SOURCE MATERIAL:
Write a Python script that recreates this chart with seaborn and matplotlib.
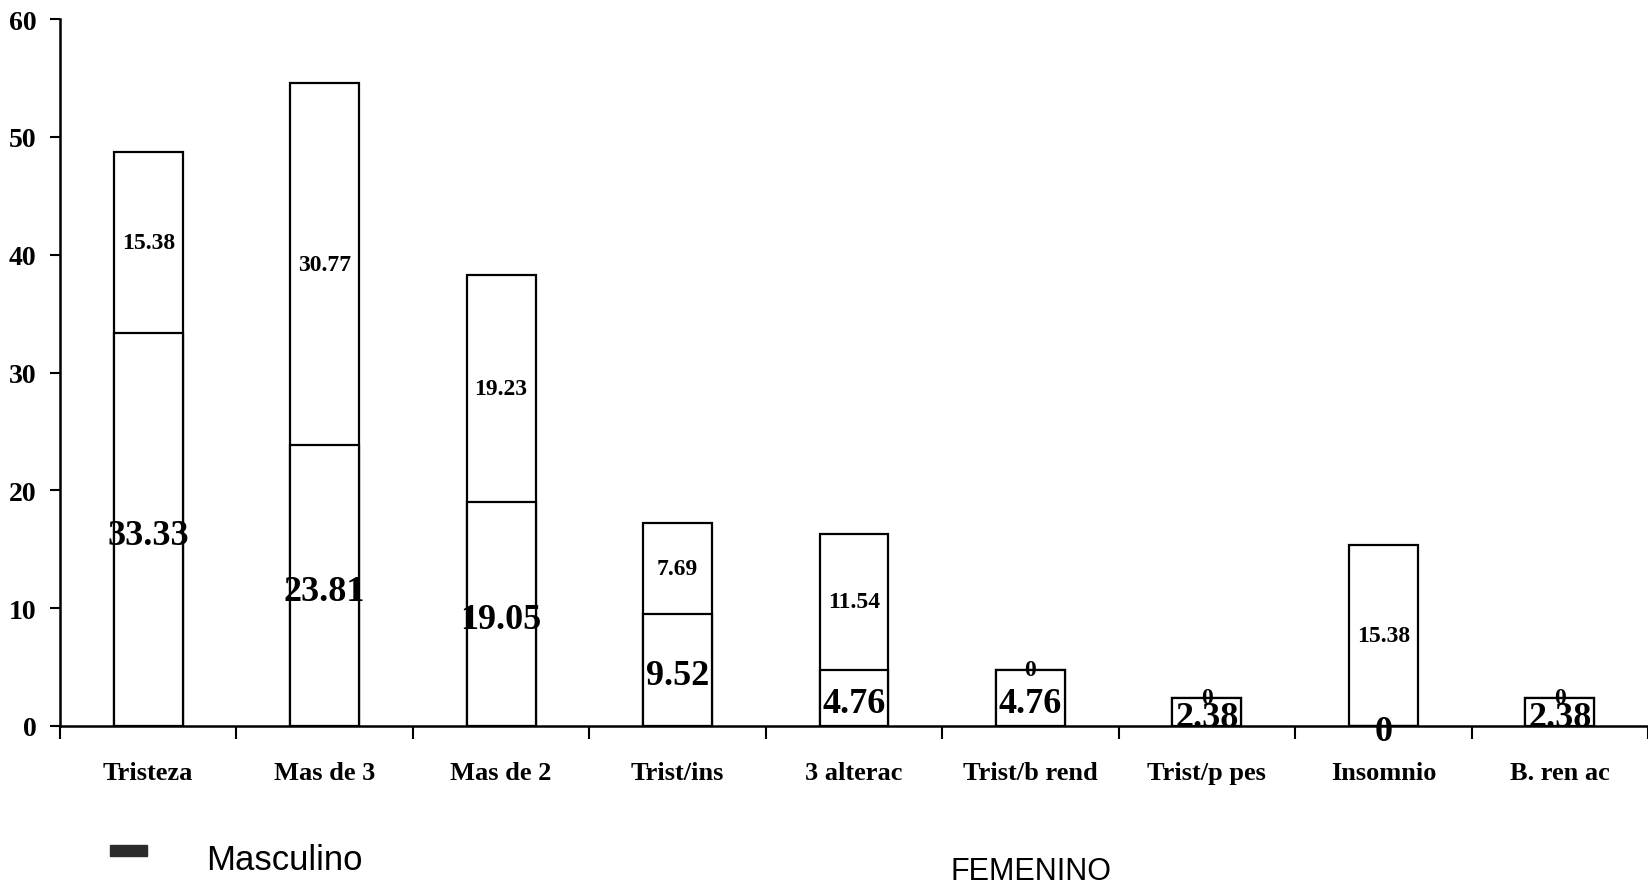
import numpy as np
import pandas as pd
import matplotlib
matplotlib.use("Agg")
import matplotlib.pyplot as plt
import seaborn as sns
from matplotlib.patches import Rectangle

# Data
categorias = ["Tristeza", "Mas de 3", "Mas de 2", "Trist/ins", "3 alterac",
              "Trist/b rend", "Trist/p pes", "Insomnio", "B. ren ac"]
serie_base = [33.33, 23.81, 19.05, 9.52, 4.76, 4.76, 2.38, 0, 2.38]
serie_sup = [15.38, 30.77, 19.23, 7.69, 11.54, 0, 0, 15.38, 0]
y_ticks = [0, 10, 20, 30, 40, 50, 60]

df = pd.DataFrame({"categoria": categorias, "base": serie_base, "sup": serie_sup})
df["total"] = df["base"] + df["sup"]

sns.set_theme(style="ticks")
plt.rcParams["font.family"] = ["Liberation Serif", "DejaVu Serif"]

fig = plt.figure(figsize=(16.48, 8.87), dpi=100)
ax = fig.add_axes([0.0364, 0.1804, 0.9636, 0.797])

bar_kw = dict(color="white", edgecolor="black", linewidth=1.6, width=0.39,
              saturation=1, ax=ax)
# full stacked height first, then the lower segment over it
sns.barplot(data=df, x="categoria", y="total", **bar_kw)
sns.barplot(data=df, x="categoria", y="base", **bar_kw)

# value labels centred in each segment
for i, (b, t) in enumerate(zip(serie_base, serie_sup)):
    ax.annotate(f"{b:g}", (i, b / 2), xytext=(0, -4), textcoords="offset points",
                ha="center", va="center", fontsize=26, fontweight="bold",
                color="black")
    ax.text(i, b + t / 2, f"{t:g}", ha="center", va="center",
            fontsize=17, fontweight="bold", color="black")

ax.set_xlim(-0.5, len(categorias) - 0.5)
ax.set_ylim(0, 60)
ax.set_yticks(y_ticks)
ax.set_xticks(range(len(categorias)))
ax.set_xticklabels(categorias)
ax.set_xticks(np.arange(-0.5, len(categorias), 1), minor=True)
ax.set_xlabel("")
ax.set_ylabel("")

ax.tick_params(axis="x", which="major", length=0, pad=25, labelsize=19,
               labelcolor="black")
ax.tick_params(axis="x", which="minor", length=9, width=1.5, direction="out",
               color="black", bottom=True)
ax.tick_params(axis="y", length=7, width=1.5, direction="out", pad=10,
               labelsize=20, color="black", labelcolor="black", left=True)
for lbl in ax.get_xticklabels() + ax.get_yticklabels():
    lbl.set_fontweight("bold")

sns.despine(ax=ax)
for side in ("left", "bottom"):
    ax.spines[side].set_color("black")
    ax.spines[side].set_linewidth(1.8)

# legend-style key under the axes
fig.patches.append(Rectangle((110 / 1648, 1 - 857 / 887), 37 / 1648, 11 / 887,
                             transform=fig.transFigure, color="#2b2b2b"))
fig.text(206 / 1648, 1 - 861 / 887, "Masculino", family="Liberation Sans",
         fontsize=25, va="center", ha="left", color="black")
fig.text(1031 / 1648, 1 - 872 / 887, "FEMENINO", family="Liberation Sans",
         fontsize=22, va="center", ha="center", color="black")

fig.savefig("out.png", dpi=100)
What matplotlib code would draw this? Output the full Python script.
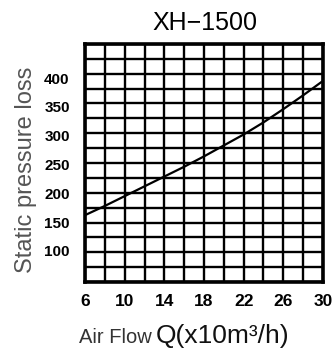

WORK TO DO: Exactly reproduce the run of lines from the start of the listing through the line with "from matplotlib.patches import Rectangle", inclusive; pictures are not copied.

TASK RESULT:
Write a Python script that recreates this chart with seaborn and matplotlib.
import numpy as np
import pandas as pd
import matplotlib
matplotlib.use("Agg")
import matplotlib.pyplot as plt
import seaborn as sns
from matplotlib.patches import Rectangle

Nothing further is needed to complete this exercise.